§ DATA EXTRACT:
- - -
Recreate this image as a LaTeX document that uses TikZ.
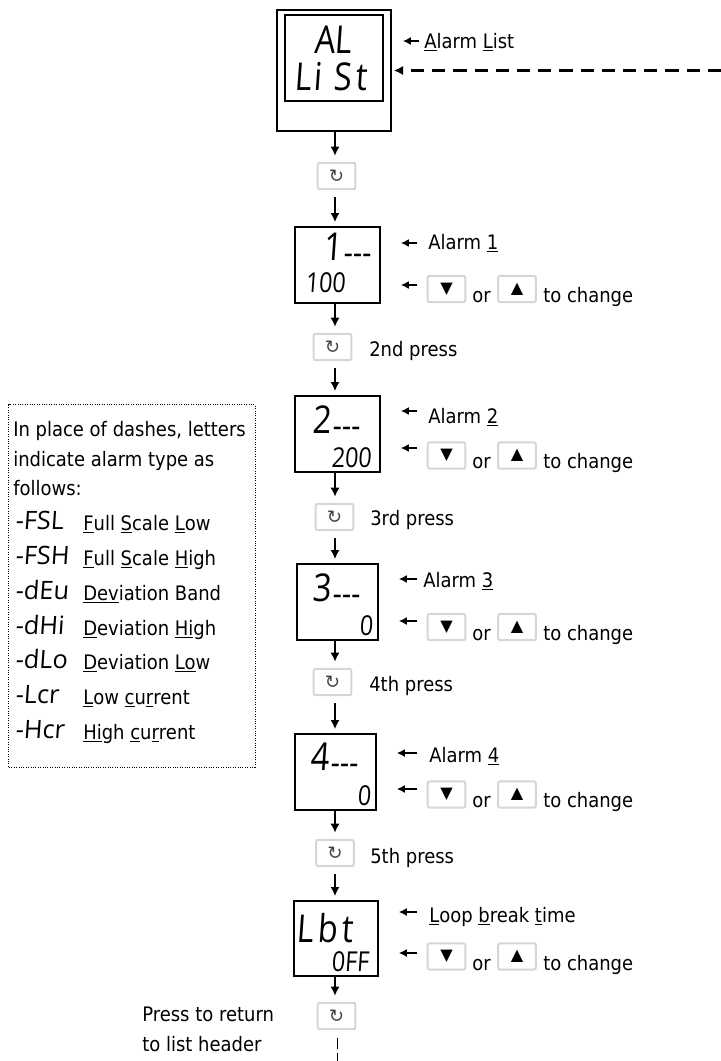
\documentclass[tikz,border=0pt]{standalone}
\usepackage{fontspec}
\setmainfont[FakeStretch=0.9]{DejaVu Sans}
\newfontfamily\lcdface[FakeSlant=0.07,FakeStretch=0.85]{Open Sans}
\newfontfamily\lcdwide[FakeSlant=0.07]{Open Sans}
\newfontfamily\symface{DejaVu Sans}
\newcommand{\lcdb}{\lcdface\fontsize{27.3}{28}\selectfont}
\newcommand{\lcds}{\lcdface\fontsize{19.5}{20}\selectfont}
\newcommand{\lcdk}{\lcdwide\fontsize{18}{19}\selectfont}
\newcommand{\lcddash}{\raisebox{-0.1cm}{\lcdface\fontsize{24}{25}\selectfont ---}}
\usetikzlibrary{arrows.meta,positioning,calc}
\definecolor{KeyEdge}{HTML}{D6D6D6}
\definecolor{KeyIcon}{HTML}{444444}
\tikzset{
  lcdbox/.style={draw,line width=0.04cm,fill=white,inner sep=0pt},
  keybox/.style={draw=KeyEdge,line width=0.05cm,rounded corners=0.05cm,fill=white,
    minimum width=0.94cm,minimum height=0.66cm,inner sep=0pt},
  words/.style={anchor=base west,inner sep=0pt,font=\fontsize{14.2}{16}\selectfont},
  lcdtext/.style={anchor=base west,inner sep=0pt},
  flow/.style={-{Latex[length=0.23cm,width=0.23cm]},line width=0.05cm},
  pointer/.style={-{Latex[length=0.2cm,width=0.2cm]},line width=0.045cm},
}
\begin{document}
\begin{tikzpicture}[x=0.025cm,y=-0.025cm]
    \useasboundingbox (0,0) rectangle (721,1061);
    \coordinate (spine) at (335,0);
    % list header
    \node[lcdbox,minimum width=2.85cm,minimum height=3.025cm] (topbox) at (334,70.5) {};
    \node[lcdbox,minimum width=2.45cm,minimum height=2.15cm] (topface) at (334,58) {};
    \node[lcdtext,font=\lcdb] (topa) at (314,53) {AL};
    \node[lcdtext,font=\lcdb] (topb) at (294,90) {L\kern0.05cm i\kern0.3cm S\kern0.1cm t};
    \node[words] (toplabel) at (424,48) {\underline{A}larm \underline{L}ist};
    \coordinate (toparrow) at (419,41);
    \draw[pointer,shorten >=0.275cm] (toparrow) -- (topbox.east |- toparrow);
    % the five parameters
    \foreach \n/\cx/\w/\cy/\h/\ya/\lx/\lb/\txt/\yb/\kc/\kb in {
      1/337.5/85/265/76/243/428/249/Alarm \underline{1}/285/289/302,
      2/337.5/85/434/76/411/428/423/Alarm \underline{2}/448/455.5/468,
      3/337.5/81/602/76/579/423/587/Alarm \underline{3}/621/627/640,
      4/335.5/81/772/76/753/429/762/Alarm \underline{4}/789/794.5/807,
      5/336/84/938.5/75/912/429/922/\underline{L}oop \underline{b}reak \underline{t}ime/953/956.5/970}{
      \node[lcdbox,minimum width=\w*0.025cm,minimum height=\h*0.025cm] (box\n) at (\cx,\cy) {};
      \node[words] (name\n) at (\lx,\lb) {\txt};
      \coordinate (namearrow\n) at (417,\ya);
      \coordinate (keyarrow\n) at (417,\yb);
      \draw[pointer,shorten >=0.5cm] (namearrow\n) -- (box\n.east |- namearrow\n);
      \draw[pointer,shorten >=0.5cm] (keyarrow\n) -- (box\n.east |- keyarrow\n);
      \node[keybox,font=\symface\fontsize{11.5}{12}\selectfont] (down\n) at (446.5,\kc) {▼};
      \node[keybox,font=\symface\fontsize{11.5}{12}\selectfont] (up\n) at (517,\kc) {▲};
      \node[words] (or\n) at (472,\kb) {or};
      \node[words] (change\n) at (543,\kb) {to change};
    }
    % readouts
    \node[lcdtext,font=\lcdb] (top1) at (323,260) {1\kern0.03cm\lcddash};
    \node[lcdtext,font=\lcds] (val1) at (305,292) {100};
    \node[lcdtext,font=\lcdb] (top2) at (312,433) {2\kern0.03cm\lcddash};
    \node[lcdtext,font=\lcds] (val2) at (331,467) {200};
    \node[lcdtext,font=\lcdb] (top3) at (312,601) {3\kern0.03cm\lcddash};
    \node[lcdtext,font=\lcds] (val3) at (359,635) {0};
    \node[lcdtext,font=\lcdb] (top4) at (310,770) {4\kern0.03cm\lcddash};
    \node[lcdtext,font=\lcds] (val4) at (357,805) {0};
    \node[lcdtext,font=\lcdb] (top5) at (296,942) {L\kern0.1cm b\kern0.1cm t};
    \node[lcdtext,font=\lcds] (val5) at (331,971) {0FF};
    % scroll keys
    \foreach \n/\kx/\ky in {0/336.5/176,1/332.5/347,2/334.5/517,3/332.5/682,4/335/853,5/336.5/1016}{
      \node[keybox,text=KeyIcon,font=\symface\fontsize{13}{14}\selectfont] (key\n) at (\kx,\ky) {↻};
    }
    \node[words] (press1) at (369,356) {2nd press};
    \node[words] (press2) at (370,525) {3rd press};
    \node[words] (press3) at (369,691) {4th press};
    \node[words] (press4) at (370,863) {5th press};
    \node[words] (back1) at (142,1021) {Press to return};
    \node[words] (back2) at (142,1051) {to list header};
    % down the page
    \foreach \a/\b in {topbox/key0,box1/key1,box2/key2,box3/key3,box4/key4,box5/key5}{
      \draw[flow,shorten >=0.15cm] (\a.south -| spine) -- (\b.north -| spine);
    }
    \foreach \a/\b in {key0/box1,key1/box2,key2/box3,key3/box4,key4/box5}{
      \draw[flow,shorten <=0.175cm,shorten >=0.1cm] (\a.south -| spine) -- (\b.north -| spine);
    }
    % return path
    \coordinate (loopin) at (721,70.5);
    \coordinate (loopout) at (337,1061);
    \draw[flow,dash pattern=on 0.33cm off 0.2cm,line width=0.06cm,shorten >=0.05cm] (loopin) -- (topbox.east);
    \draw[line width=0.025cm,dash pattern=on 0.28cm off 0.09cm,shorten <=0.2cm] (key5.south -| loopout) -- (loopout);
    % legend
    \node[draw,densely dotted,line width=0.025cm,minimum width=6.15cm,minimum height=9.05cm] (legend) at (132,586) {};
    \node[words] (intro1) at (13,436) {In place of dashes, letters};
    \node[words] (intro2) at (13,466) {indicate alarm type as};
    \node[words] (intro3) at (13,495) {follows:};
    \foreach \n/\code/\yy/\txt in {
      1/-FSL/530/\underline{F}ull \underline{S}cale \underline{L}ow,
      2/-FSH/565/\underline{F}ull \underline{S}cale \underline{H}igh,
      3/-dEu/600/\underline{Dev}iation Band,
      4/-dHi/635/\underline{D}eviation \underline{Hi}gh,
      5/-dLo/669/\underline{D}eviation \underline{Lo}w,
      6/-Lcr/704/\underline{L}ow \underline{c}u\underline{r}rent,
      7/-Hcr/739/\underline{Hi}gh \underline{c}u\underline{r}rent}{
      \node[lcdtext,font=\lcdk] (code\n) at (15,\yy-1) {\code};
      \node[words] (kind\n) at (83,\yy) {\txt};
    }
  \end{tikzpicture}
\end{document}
- - -
Set down the complete material exactly, but do not include the images.

§ WRITTEN SOLUTION:
Recreate this image as a LaTeX document that uses TikZ.
\documentclass[tikz,border=0pt]{standalone}
\usepackage{fontspec}
\setmainfont[FakeStretch=0.9]{DejaVu Sans}
\newfontfamily\lcdface[FakeSlant=0.07,FakeStretch=0.85]{Open Sans}
\newfontfamily\lcdwide[FakeSlant=0.07]{Open Sans}
\newfontfamily\symface{DejaVu Sans}
\newcommand{\lcdb}{\lcdface\fontsize{27.3}{28}\selectfont}
\newcommand{\lcds}{\lcdface\fontsize{19.5}{20}\selectfont}
\newcommand{\lcdk}{\lcdwide\fontsize{18}{19}\selectfont}
\newcommand{\lcddash}{\raisebox{-0.1cm}{\lcdface\fontsize{24}{25}\selectfont ---}}
\usetikzlibrary{arrows.meta,positioning,calc}
\definecolor{KeyEdge}{HTML}{D6D6D6}
\definecolor{KeyIcon}{HTML}{444444}
\tikzset{
  lcdbox/.style={draw,line width=0.04cm,fill=white,inner sep=0pt},
  keybox/.style={draw=KeyEdge,line width=0.05cm,rounded corners=0.05cm,fill=white,
    minimum width=0.94cm,minimum height=0.66cm,inner sep=0pt},
  words/.style={anchor=base west,inner sep=0pt,font=\fontsize{14.2}{16}\selectfont},
  lcdtext/.style={anchor=base west,inner sep=0pt},
  flow/.style={-{Latex[length=0.23cm,width=0.23cm]},line width=0.05cm},
  pointer/.style={-{Latex[length=0.2cm,width=0.2cm]},line width=0.045cm},
}
\begin{document}
\begin{tikzpicture}[x=0.025cm,y=-0.025cm]
    \useasboundingbox (0,0) rectangle (721,1061);
    \coordinate (spine) at (335,0);
    % list header
    \node[lcdbox,minimum width=2.85cm,minimum height=3.025cm] (topbox) at (334,70.5) {};
    \node[lcdbox,minimum width=2.45cm,minimum height=2.15cm] (topface) at (334,58) {};
    \node[lcdtext,font=\lcdb] (topa) at (314,53) {AL};
    \node[lcdtext,font=\lcdb] (topb) at (294,90) {L\kern0.05cm i\kern0.3cm S\kern0.1cm t};
    \node[words] (toplabel) at (424,48) {\underline{A}larm \underline{L}ist};
    \coordinate (toparrow) at (419,41);
    \draw[pointer,shorten >=0.275cm] (toparrow) -- (topbox.east |- toparrow);
    % the five parameters
    \foreach \n/\cx/\w/\cy/\h/\ya/\lx/\lb/\txt/\yb/\kc/\kb in {
      1/337.5/85/265/76/243/428/249/Alarm \underline{1}/285/289/302,
      2/337.5/85/434/76/411/428/423/Alarm \underline{2}/448/455.5/468,
      3/337.5/81/602/76/579/423/587/Alarm \underline{3}/621/627/640,
      4/335.5/81/772/76/753/429/762/Alarm \underline{4}/789/794.5/807,
      5/336/84/938.5/75/912/429/922/\underline{L}oop \underline{b}reak \underline{t}ime/953/956.5/970}{
      \node[lcdbox,minimum width=\w*0.025cm,minimum height=\h*0.025cm] (box\n) at (\cx,\cy) {};
      \node[words] (name\n) at (\lx,\lb) {\txt};
      \coordinate (namearrow\n) at (417,\ya);
      \coordinate (keyarrow\n) at (417,\yb);
      \draw[pointer,shorten >=0.5cm] (namearrow\n) -- (box\n.east |- namearrow\n);
      \draw[pointer,shorten >=0.5cm] (keyarrow\n) -- (box\n.east |- keyarrow\n);
      \node[keybox,font=\symface\fontsize{11.5}{12}\selectfont] (down\n) at (446.5,\kc) {▼};
      \node[keybox,font=\symface\fontsize{11.5}{12}\selectfont] (up\n) at (517,\kc) {▲};
      \node[words] (or\n) at (472,\kb) {or};
      \node[words] (change\n) at (543,\kb) {to change};
    }
    % readouts
    \node[lcdtext,font=\lcdb] (top1) at (323,260) {1\kern0.03cm\lcddash};
    \node[lcdtext,font=\lcds] (val1) at (305,292) {100};
    \node[lcdtext,font=\lcdb] (top2) at (312,433) {2\kern0.03cm\lcddash};
    \node[lcdtext,font=\lcds] (val2) at (331,467) {200};
    \node[lcdtext,font=\lcdb] (top3) at (312,601) {3\kern0.03cm\lcddash};
    \node[lcdtext,font=\lcds] (val3) at (359,635) {0};
    \node[lcdtext,font=\lcdb] (top4) at (310,770) {4\kern0.03cm\lcddash};
    \node[lcdtext,font=\lcds] (val4) at (357,805) {0};
    \node[lcdtext,font=\lcdb] (top5) at (296,942) {L\kern0.1cm b\kern0.1cm t};
    \node[lcdtext,font=\lcds] (val5) at (331,971) {0FF};
    % scroll keys
    \foreach \n/\kx/\ky in {0/336.5/176,1/332.5/347,2/334.5/517,3/332.5/682,4/335/853,5/336.5/1016}{
      \node[keybox,text=KeyIcon,font=\symface\fontsize{13}{14}\selectfont] (key\n) at (\kx,\ky) {↻};
    }
    \node[words] (press1) at (369,356) {2nd press};
    \node[words] (press2) at (370,525) {3rd press};
    \node[words] (press3) at (369,691) {4th press};
    \node[words] (press4) at (370,863) {5th press};
    \node[words] (back1) at (142,1021) {Press to return};
    \node[words] (back2) at (142,1051) {to list header};
    % down the page
    \foreach \a/\b in {topbox/key0,box1/key1,box2/key2,box3/key3,box4/key4,box5/key5}{
      \draw[flow,shorten >=0.15cm] (\a.south -| spine) -- (\b.north -| spine);
    }
    \foreach \a/\b in {key0/box1,key1/box2,key2/box3,key3/box4,key4/box5}{
      \draw[flow,shorten <=0.175cm,shorten >=0.1cm] (\a.south -| spine) -- (\b.north -| spine);
    }
    % return path
    \coordinate (loopin) at (721,70.5);
    \coordinate (loopout) at (337,1061);
    \draw[flow,dash pattern=on 0.33cm off 0.2cm,line width=0.06cm,shorten >=0.05cm] (loopin) -- (topbox.east);
    \draw[line width=0.025cm,dash pattern=on 0.28cm off 0.09cm,shorten <=0.2cm] (key5.south -| loopout) -- (loopout);
    % legend
    \node[draw,densely dotted,line width=0.025cm,minimum width=6.15cm,minimum height=9.05cm] (legend) at (132,586) {};
    \node[words] (intro1) at (13,436) {In place of dashes, letters};
    \node[words] (intro2) at (13,466) {indicate alarm type as};
    \node[words] (intro3) at (13,495) {follows:};
    \foreach \n/\code/\yy/\txt in {
      1/-FSL/530/\underline{F}ull \underline{S}cale \underline{L}ow,
      2/-FSH/565/\underline{F}ull \underline{S}cale \underline{H}igh,
      3/-dEu/600/\underline{Dev}iation Band,
      4/-dHi/635/\underline{D}eviation \underline{Hi}gh,
      5/-dLo/669/\underline{D}eviation \underline{Lo}w,
      6/-Lcr/704/\underline{L}ow \underline{c}u\underline{r}rent,
      7/-Hcr/739/\underline{Hi}gh \underline{c}u\underline{r}rent}{
      \node[lcdtext,font=\lcdk] (code\n) at (15,\yy-1) {\code};
      \node[words] (kind\n) at (83,\yy) {\txt};
    }
  \end{tikzpicture}
\end{document}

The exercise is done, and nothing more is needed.